The station relaunched its news operation on September 6, 2004, as Tropical Storm Frances moved through the Southeastern United States. At that time, WMGT began producing three half-hour newscasts that aired at 6:30 a.m., 5:30 and 11 p.m. When the news department was re-established, WMGT was among the first stations in the country to maintain a completely digital newsgathering operation.

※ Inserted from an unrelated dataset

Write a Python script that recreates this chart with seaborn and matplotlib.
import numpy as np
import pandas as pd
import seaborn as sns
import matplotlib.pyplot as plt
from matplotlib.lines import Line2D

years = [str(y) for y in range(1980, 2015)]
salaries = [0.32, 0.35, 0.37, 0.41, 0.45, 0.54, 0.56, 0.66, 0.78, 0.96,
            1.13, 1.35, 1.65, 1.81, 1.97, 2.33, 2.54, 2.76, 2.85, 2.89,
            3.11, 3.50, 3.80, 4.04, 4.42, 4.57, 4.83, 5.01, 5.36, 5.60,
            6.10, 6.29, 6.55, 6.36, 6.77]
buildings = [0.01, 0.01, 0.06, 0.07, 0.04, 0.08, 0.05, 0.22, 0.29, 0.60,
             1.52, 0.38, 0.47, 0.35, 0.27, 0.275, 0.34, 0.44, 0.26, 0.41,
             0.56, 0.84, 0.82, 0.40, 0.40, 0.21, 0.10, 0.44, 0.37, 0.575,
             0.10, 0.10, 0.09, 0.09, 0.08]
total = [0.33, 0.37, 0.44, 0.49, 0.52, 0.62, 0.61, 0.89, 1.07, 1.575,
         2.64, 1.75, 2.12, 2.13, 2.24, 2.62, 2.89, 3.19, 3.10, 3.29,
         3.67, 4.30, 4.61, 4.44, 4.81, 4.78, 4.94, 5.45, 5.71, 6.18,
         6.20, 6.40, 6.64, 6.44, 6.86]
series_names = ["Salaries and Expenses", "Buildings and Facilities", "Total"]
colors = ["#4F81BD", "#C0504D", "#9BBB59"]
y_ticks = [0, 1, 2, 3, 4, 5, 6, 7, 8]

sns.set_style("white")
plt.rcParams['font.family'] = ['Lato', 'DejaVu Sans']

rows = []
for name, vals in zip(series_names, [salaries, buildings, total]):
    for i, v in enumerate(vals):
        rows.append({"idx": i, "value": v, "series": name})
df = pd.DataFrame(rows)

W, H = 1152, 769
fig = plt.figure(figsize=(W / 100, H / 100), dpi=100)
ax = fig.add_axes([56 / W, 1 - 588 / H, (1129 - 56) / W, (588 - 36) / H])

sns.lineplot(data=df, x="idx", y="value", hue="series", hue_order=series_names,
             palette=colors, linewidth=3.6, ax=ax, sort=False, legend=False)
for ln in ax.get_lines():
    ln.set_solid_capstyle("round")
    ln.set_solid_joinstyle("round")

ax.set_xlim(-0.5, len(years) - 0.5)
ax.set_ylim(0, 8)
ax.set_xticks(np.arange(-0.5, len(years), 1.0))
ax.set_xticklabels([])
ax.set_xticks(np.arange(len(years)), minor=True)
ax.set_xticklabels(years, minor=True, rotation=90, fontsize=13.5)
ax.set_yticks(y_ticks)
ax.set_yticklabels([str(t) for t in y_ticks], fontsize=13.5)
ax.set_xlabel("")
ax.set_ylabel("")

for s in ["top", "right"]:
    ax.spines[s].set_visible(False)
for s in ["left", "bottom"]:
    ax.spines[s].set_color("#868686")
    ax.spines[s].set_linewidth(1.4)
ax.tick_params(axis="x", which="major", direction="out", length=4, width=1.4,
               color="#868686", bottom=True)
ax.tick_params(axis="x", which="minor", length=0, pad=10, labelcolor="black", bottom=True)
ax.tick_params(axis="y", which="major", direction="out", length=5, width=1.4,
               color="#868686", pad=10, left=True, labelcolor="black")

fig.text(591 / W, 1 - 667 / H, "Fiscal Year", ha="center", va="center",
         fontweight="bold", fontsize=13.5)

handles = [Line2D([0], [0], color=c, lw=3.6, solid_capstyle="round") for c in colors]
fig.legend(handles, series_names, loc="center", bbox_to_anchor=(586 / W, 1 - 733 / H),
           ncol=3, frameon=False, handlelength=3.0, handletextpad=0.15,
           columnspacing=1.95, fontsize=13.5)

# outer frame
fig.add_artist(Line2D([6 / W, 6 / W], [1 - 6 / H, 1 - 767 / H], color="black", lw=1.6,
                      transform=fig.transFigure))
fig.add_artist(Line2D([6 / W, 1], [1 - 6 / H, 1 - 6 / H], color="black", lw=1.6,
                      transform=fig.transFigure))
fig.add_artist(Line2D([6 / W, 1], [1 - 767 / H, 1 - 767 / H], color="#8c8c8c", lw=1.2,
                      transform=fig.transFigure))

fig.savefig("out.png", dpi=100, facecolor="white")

With cable now having leveled the playing field somewhat by rendering the UHF reception issue largely moot, WMGT gradually expanded its newscasts over the next few years. The station eventually expanded its weekday morning newscast to two hours, running from 5 to 7 a.m., in October 2012. The early evening newscast was later moved to 6 p.m. On July 6, 2009, the station began producing a half-hour prime time newscast each weeknight at 10 p.m. for WMGT-DT2, and also began airing a rebroadcast of its 6 p.m. newscast at 7 p.m. In October 2012, the station expanded its 11 p.m. newscast to Sunday evenings. Around this time, the station began airing a rebroadcast of its morning newscast on WMGT-DT2 from 7 to 9 a.m. On September 16, 2013, the station debuted a half-hour midday newscast at 11 a.m. called 41 Today, a non-traditional news program that places a heavy emphasis on community events, consumer and lifestyle features and weather forecasts. On February 18, 2014, WMGT became the third station in the Macon market (after WRWR-LD (channel 38) and WMAZ-TV) to begin broadcasting its local newscasts in high definition; however, the newscasts on WMGT-DT2 were not included in the upgrade, instead broadcasting them in widescreen enhanced definition in the subchannel's native 480i resolution format.

===Notable current on-air staff===
- Bill Shanks – Host of The End Zone

==Technical information==
===Subchannels===
The station's signal is multiplexed:

Subchannels of WMGT-TV
| Subchannel | Res.Tooltip Display resolution | Short name | Programming |
| 41.1 | 1080i | NBC | NBC |
| 41.2 | 480i | MyBounc | Bounce TV (primary) MyNetworkTV (secondary) (4:3) |
| 41.3 | DEFY | Ion Plus (4:3) |
| 41.4 | CourtTV | Ion Mystery (4:3) |
| 41.5 | LAFF | Laff (4:3) |
| 41.6 | Dabl | Dabl |

WMGT has been digital-only since February 17, 2009.